The case related to Transco’s pipeline that traversed the Adorers’ property in Lancaster County, Pennsylvania.  Before the pipeline was constructed, Transco had submitted an application to FERC for a certificate of public convenience and necessity, which essentially authorizes private gas pipeline developers to build, operate, and maintain new interstate gas pipelines.  Although the Adorers opposed the proposed pathway of the pipeline at the time, they did not participate in the administrative proceedings regarding the FERC approval.  They did not submit any public comments to FERC, nor did they appeal the approval after it was issued by FERC in accordance with the procedure for doing so set forth in the Natural Gas Act.  Transco then proceeded to construct the pipeline.
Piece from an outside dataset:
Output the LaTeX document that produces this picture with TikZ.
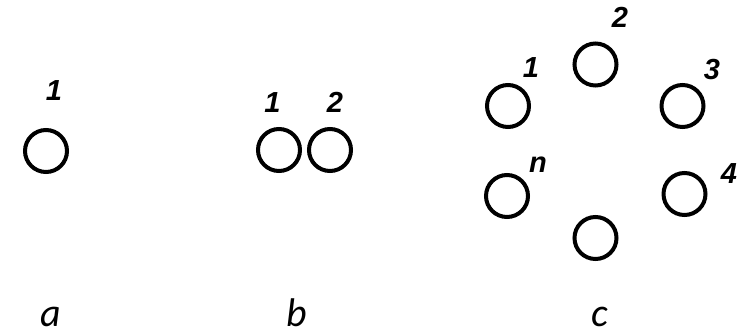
\documentclass[tikz,border=0pt]{standalone}
\usepackage{fontspec}
\newfontfamily\numfont{Liberation Sans}
\newfontfamily\capfont{Carlito}
\begin{document}
\begin{tikzpicture}[x=1pt,y=-1pt,
  ring/.style={draw=black,line width=4pt,circle,minimum size=42pt,inner sep=0pt},
  num/.style={anchor=base,inner sep=0pt,font=\numfont\fontsize{29}{29}\selectfont\bfseries\itshape},
  captext/.style={anchor=base,inner sep=0pt,font=\capfont\fontsize{40}{40}\selectfont\itshape}]
\useasboundingbox (0,0) rectangle (738,331);
% panel a
\node[ring] (a1) at (46,151) {};
\node[num] (la1) at (54,101) {1};
% panel b
\node[ring] (b1) at (279,150) {};
\node[ring] (b2) at (330,150) {};
\node[num] (lb1) at (272.5,113) {1};
\node[num] (lb2) at (335,113) {2};
% panel c
\node[ring] (c1) at (508,106) {};
\node[ring] (c2) at (595.5,64.5) {};
\node[ring] (c3) at (682.5,106) {};
\node[ring] (c4) at (684.5,194) {};
\node[ring] (c5) at (595.5,238) {};
\node[ring] (cn) at (507,196) {};
\node[num] (lc1) at (531,78) {1};
\node[num] (lc2) at (620,28) {2};
\node[num] (lc3) at (712,80) {3};
\node[num] (lc4) at (729,183) {4};
\node[num] (lcn) at (538,173) {n};
% captions
\node[captext] (ca) at (51,326) {a};
\node[captext] (cb) at (297,326) {b};
\node[captext] (cc) at (600,326) {c};
\end{tikzpicture}
\end{document}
Shortly after the pipeline was completed and put into service, the Adorers filed a federal lawsuit against Transco in the Eastern District of Pennsylvania, seeking money damages against Transco for violating the exercise of their religious rights by putting in service a gas pipeline on their property.  Transco sought to have the complaint dismissed for lack of subject matter jurisdiction, which the district court granted. 

On appeal, the Third Circuit affirmed the dismissal of the Adorers’ lawsuit for want of subject matter jurisdiction.  The Court held that the lawsuit amounted to an impermissible collateral attack on the FERC approval in contravention of the Natural Gas Act’s exclusive jurisdiction scheme.  The Court explained that in the Natural Gas Act, Congress had deliberately crafted an administrative scheme that precluded parties from sidestepping the administrative process in a separate lawsuit, outside the judicial review provisions in the Natural Gas Act.  It did not matter, the Court explained, that monetary damages – the only relief the Adorers’ sought – were not available in such an administrative challenge.  When, as here, the “heart of the claim was bound up in the operation of the pipeline,” the subject of the FERC approval, the claim “could and should have” been presented to FERC during the administrative review process.  Having failed to pursue their challenge to Transco’s pipeline before FERC, the Adorers could not now challenge the construction and operation of the pipeline in a separate lawsuit in federal court.